<<<<

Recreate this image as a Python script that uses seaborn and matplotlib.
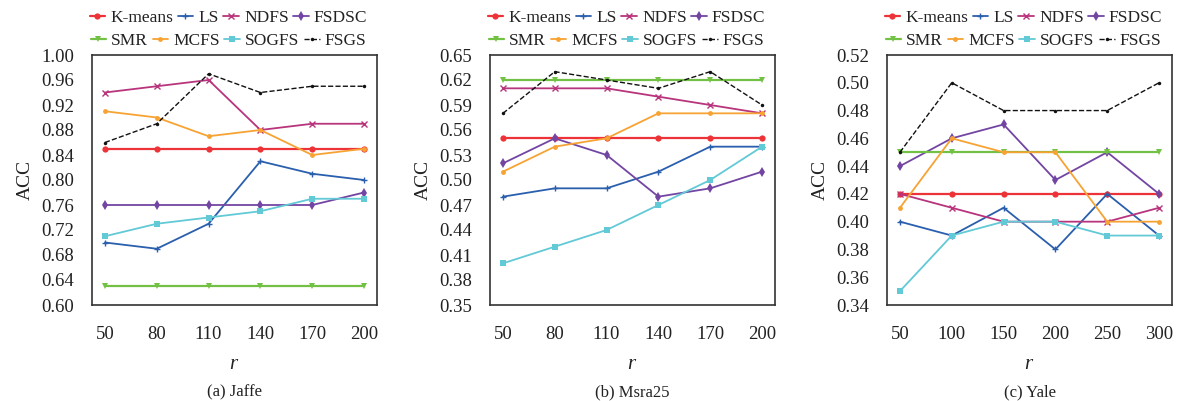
import numpy as np
import pandas as pd
import matplotlib
matplotlib.use("Agg")
import matplotlib.pyplot as plt
import seaborn as sns

sns.set_theme(style="white")
plt.rcParams['font.family'] = ['Liberation Serif', 'DejaVu Serif']
plt.rcParams['mathtext.fontset'] = 'custom'
plt.rcParams['mathtext.it'] = 'Liberation Serif:italic'

methods = ["K-means", "LS", "NDFS", "FSDSC", "SMR", "MCFS", "SOGFS", "FSGS"]

r_jaffe = [50, 80, 110, 140, 170, 200]
jaffe = {
    "K-means": [0.85, 0.85, 0.85, 0.85, 0.85, 0.85],
    "LS":      [0.70, 0.69, 0.73, 0.83, 0.81, 0.80],
    "NDFS":    [0.94, 0.95, 0.96, 0.88, 0.89, 0.89],
    "FSDSC":   [0.76, 0.76, 0.76, 0.76, 0.76, 0.78],
    "SMR":     [0.63, 0.63, 0.63, 0.63, 0.63, 0.63],
    "MCFS":    [0.91, 0.90, 0.87, 0.88, 0.84, 0.85],
    "SOGFS":   [0.71, 0.73, 0.74, 0.75, 0.77, 0.77],
    "FSGS":    [0.86, 0.89, 0.97, 0.94, 0.95, 0.95],
}

r_msra = [50, 80, 110, 140, 170, 200]
msra = {
    "K-means": [0.55, 0.55, 0.55, 0.55, 0.55, 0.55],
    "LS":      [0.48, 0.49, 0.49, 0.51, 0.54, 0.54],
    "NDFS":    [0.61, 0.61, 0.61, 0.60, 0.59, 0.58],
    "FSDSC":   [0.52, 0.55, 0.53, 0.48, 0.49, 0.51],
    "SMR":     [0.62, 0.62, 0.62, 0.62, 0.62, 0.62],
    "MCFS":    [0.51, 0.54, 0.55, 0.58, 0.58, 0.58],
    "SOGFS":   [0.40, 0.42, 0.44, 0.47, 0.50, 0.54],
    "FSGS":    [0.58, 0.63, 0.62, 0.61, 0.63, 0.59],
}

r_yale = [50, 100, 150, 200, 250, 300]
yale = {
    "K-means": [0.42, 0.42, 0.42, 0.42, 0.42, 0.42],
    "LS":      [0.40, 0.39, 0.41, 0.38, 0.42, 0.39],
    "NDFS":    [0.42, 0.41, 0.40, 0.40, 0.40, 0.41],
    "FSDSC":   [0.44, 0.46, 0.47, 0.43, 0.45, 0.42],
    "SMR":     [0.45, 0.45, 0.45, 0.45, 0.45, 0.45],
    "MCFS":    [0.41, 0.46, 0.45, 0.45, 0.40, 0.40],
    "SOGFS":   [0.35, 0.39, 0.40, 0.40, 0.39, 0.39],
    "FSGS":    [0.45, 0.50, 0.48, 0.48, 0.48, 0.50],
}

yticks_jaffe = [0.60, 0.64, 0.68, 0.72, 0.76, 0.80, 0.84, 0.88, 0.92, 0.96, 1.00]
yticks_msra = [0.35, 0.38, 0.41, 0.44, 0.47, 0.50, 0.53, 0.56, 0.59, 0.62, 0.65]
yticks_yale = [0.34, 0.36, 0.38, 0.40, 0.42, 0.44, 0.46, 0.48, 0.50, 0.52]

captions = ["(a) Jaffe", "(b) Msra25", "(c) Yale"]

styles = {
    "K-means": dict(color="#ee3338", marker="o", ms=4.5, ls="-", lw=1.6, mew=0),
    "LS":      dict(color="#2a5fae", marker="+", ms=4.5, ls="-", lw=1.3, mew=1.0),
    "NDFS":    dict(color="#b8347c", marker="x", ms=4, ls="-", lw=1.3, mew=1.0),
    "FSDSC":   dict(color="#7345a3", marker="d", ms=5.5, ls="-", lw=1.3, mew=0),
    "SMR":     dict(color="#72c145", marker="v", ms=5, ls="-", lw=1.6, mew=0),
    "MCFS":    dict(color="#f7a334", marker="o", ms=3.5, ls="-", lw=1.3, mew=0),
    "SOGFS":   dict(color="#62c9d6", marker="s", ms=5, ls="-", lw=1.3, mew=0),
    "FSGS":    dict(color="#111111", marker="o", ms=2.5, ls="--", lw=1.0, mew=0),
}

fig = plt.figure(figsize=(11.79, 4.01), dpi=100)
W, H = 1179, 401
panels = [
    (92, r_jaffe, jaffe, yticks_jaffe),
    (490, r_msra, msra, yticks_msra),
    (887, r_yale, yale, yticks_yale),
]
top_px, bot_px = 55, 305
width_px = 285
rows = [["K-means", "LS", "NDFS", "FSDSC"], ["SMR", "MCFS", "SOGFS", "FSGS"]]
row_y = [18, 41]

for i, (left_px, rr, data, yt) in enumerate(panels):
    ax = fig.add_axes([left_px / W, (H - bot_px) / H, width_px / W, (bot_px - top_px) / H])
    handles = {}
    for m in methods:
        st = styles[m]
        df = pd.DataFrame({"r": rr, "acc": data[m]})
        sns.lineplot(data=df, x="r", y="acc", ax=ax, color=st["color"],
                     marker=st["marker"], markersize=st["ms"], linestyle=st["ls"],
                     linewidth=st["lw"], markeredgewidth=st["mew"],
                     markeredgecolor=st["color"], label=m, legend=False)
        handles[m] = ax.lines[-1]
    step = rr[1] - rr[0]
    ax.set_xlim(rr[0] - 0.25 * step, rr[-1] + 0.25 * step)
    ax.set_xticks(rr)
    ax.set_xticklabels([str(v) for v in rr])
    ax.set_ylim(yt[0], yt[-1])
    ax.set_yticks(yt)
    ax.set_yticklabels([f"{v:.2f}" for v in yt])
    ax.tick_params(axis="both", direction="in", length=4, width=1, color="#333333",
                   labelsize=13.5, labelcolor="#222222")
    ax.tick_params(axis="y", pad=13)
    ax.tick_params(axis="x", pad=15)
    for sp in ax.spines.values():
        sp.set_visible(True)
        sp.set_color("#333333")
        sp.set_linewidth(1.2)
    ax.set_xlabel("$r$", fontsize=15, color="#222222", labelpad=9)
    ax.set_ylabel("ACC", fontsize=14, color="#222222", labelpad=5)
    ax.grid(False)
    cx = (left_px + width_px / 2 - 6) / W
    for row, ry in zip(rows, row_y):
        leg = fig.legend([handles[m] for m in row], row, ncol=4,
                         loc="center", bbox_to_anchor=(cx, 1 - ry / H), frameon=False,
                         fontsize=12.5, handlelength=0.9, handletextpad=0.3,
                         columnspacing=0.25, borderaxespad=0.0, borderpad=0.0)
        for t in leg.get_texts():
            t.set_color("#222222")
    fig.text((left_px + width_px / 2) / W, 9 / H, captions[i], ha="center", va="center",
             fontsize=12, color="#222222")

fig.savefig("out.png", dpi=100, facecolor="white")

>>>>

Without the pictures, retype the whole of the material above exactly.

- Full answer
Recreate this image as a Python script that uses seaborn and matplotlib.
import numpy as np
import pandas as pd
import matplotlib
matplotlib.use("Agg")
import matplotlib.pyplot as plt
import seaborn as sns

sns.set_theme(style="white")
plt.rcParams['font.family'] = ['Liberation Serif', 'DejaVu Serif']
plt.rcParams['mathtext.fontset'] = 'custom'
plt.rcParams['mathtext.it'] = 'Liberation Serif:italic'

methods = ["K-means", "LS", "NDFS", "FSDSC", "SMR", "MCFS", "SOGFS", "FSGS"]

r_jaffe = [50, 80, 110, 140, 170, 200]
jaffe = {
    "K-means": [0.85, 0.85, 0.85, 0.85, 0.85, 0.85],
    "LS":      [0.70, 0.69, 0.73, 0.83, 0.81, 0.80],
    "NDFS":    [0.94, 0.95, 0.96, 0.88, 0.89, 0.89],
    "FSDSC":   [0.76, 0.76, 0.76, 0.76, 0.76, 0.78],
    "SMR":     [0.63, 0.63, 0.63, 0.63, 0.63, 0.63],
    "MCFS":    [0.91, 0.90, 0.87, 0.88, 0.84, 0.85],
    "SOGFS":   [0.71, 0.73, 0.74, 0.75, 0.77, 0.77],
    "FSGS":    [0.86, 0.89, 0.97, 0.94, 0.95, 0.95],
}

r_msra = [50, 80, 110, 140, 170, 200]
msra = {
    "K-means": [0.55, 0.55, 0.55, 0.55, 0.55, 0.55],
    "LS":      [0.48, 0.49, 0.49, 0.51, 0.54, 0.54],
    "NDFS":    [0.61, 0.61, 0.61, 0.60, 0.59, 0.58],
    "FSDSC":   [0.52, 0.55, 0.53, 0.48, 0.49, 0.51],
    "SMR":     [0.62, 0.62, 0.62, 0.62, 0.62, 0.62],
    "MCFS":    [0.51, 0.54, 0.55, 0.58, 0.58, 0.58],
    "SOGFS":   [0.40, 0.42, 0.44, 0.47, 0.50, 0.54],
    "FSGS":    [0.58, 0.63, 0.62, 0.61, 0.63, 0.59],
}

r_yale = [50, 100, 150, 200, 250, 300]
yale = {
    "K-means": [0.42, 0.42, 0.42, 0.42, 0.42, 0.42],
    "LS":      [0.40, 0.39, 0.41, 0.38, 0.42, 0.39],
    "NDFS":    [0.42, 0.41, 0.40, 0.40, 0.40, 0.41],
    "FSDSC":   [0.44, 0.46, 0.47, 0.43, 0.45, 0.42],
    "SMR":     [0.45, 0.45, 0.45, 0.45, 0.45, 0.45],
    "MCFS":    [0.41, 0.46, 0.45, 0.45, 0.40, 0.40],
    "SOGFS":   [0.35, 0.39, 0.40, 0.40, 0.39, 0.39],
    "FSGS":    [0.45, 0.50, 0.48, 0.48, 0.48, 0.50],
}

yticks_jaffe = [0.60, 0.64, 0.68, 0.72, 0.76, 0.80, 0.84, 0.88, 0.92, 0.96, 1.00]
yticks_msra = [0.35, 0.38, 0.41, 0.44, 0.47, 0.50, 0.53, 0.56, 0.59, 0.62, 0.65]
yticks_yale = [0.34, 0.36, 0.38, 0.40, 0.42, 0.44, 0.46, 0.48, 0.50, 0.52]

captions = ["(a) Jaffe", "(b) Msra25", "(c) Yale"]

styles = {
    "K-means": dict(color="#ee3338", marker="o", ms=4.5, ls="-", lw=1.6, mew=0),
    "LS":      dict(color="#2a5fae", marker="+", ms=4.5, ls="-", lw=1.3, mew=1.0),
    "NDFS":    dict(color="#b8347c", marker="x", ms=4, ls="-", lw=1.3, mew=1.0),
    "FSDSC":   dict(color="#7345a3", marker="d", ms=5.5, ls="-", lw=1.3, mew=0),
    "SMR":     dict(color="#72c145", marker="v", ms=5, ls="-", lw=1.6, mew=0),
    "MCFS":    dict(color="#f7a334", marker="o", ms=3.5, ls="-", lw=1.3, mew=0),
    "SOGFS":   dict(color="#62c9d6", marker="s", ms=5, ls="-", lw=1.3, mew=0),
    "FSGS":    dict(color="#111111", marker="o", ms=2.5, ls="--", lw=1.0, mew=0),
}

fig = plt.figure(figsize=(11.79, 4.01), dpi=100)
W, H = 1179, 401
panels = [
    (92, r_jaffe, jaffe, yticks_jaffe),
    (490, r_msra, msra, yticks_msra),
    (887, r_yale, yale, yticks_yale),
]
top_px, bot_px = 55, 305
width_px = 285
rows = [["K-means", "LS", "NDFS", "FSDSC"], ["SMR", "MCFS", "SOGFS", "FSGS"]]
row_y = [18, 41]

for i, (left_px, rr, data, yt) in enumerate(panels):
    ax = fig.add_axes([left_px / W, (H - bot_px) / H, width_px / W, (bot_px - top_px) / H])
    handles = {}
    for m in methods:
        st = styles[m]
        df = pd.DataFrame({"r": rr, "acc": data[m]})
        sns.lineplot(data=df, x="r", y="acc", ax=ax, color=st["color"],
                     marker=st["marker"], markersize=st["ms"], linestyle=st["ls"],
                     linewidth=st["lw"], markeredgewidth=st["mew"],
                     markeredgecolor=st["color"], label=m, legend=False)
        handles[m] = ax.lines[-1]
    step = rr[1] - rr[0]
    ax.set_xlim(rr[0] - 0.25 * step, rr[-1] + 0.25 * step)
    ax.set_xticks(rr)
    ax.set_xticklabels([str(v) for v in rr])
    ax.set_ylim(yt[0], yt[-1])
    ax.set_yticks(yt)
    ax.set_yticklabels([f"{v:.2f}" for v in yt])
    ax.tick_params(axis="both", direction="in", length=4, width=1, color="#333333",
                   labelsize=13.5, labelcolor="#222222")
    ax.tick_params(axis="y", pad=13)
    ax.tick_params(axis="x", pad=15)
    for sp in ax.spines.values():
        sp.set_visible(True)
        sp.set_color("#333333")
        sp.set_linewidth(1.2)
    ax.set_xlabel("$r$", fontsize=15, color="#222222", labelpad=9)
    ax.set_ylabel("ACC", fontsize=14, color="#222222", labelpad=5)
    ax.grid(False)
    cx = (left_px + width_px / 2 - 6) / W
    for row, ry in zip(rows, row_y):
        leg = fig.legend([handles[m] for m in row], row, ncol=4,
                         loc="center", bbox_to_anchor=(cx, 1 - ry / H), frameon=False,
                         fontsize=12.5, handlelength=0.9, handletextpad=0.3,
                         columnspacing=0.25, borderaxespad=0.0, borderpad=0.0)
        for t in leg.get_texts():
            t.set_color("#222222")
    fig.text((left_px + width_px / 2) / W, 9 / H, captions[i], ha="center", va="center",
             fontsize=12, color="#222222")

fig.savefig("out.png", dpi=100, facecolor="white")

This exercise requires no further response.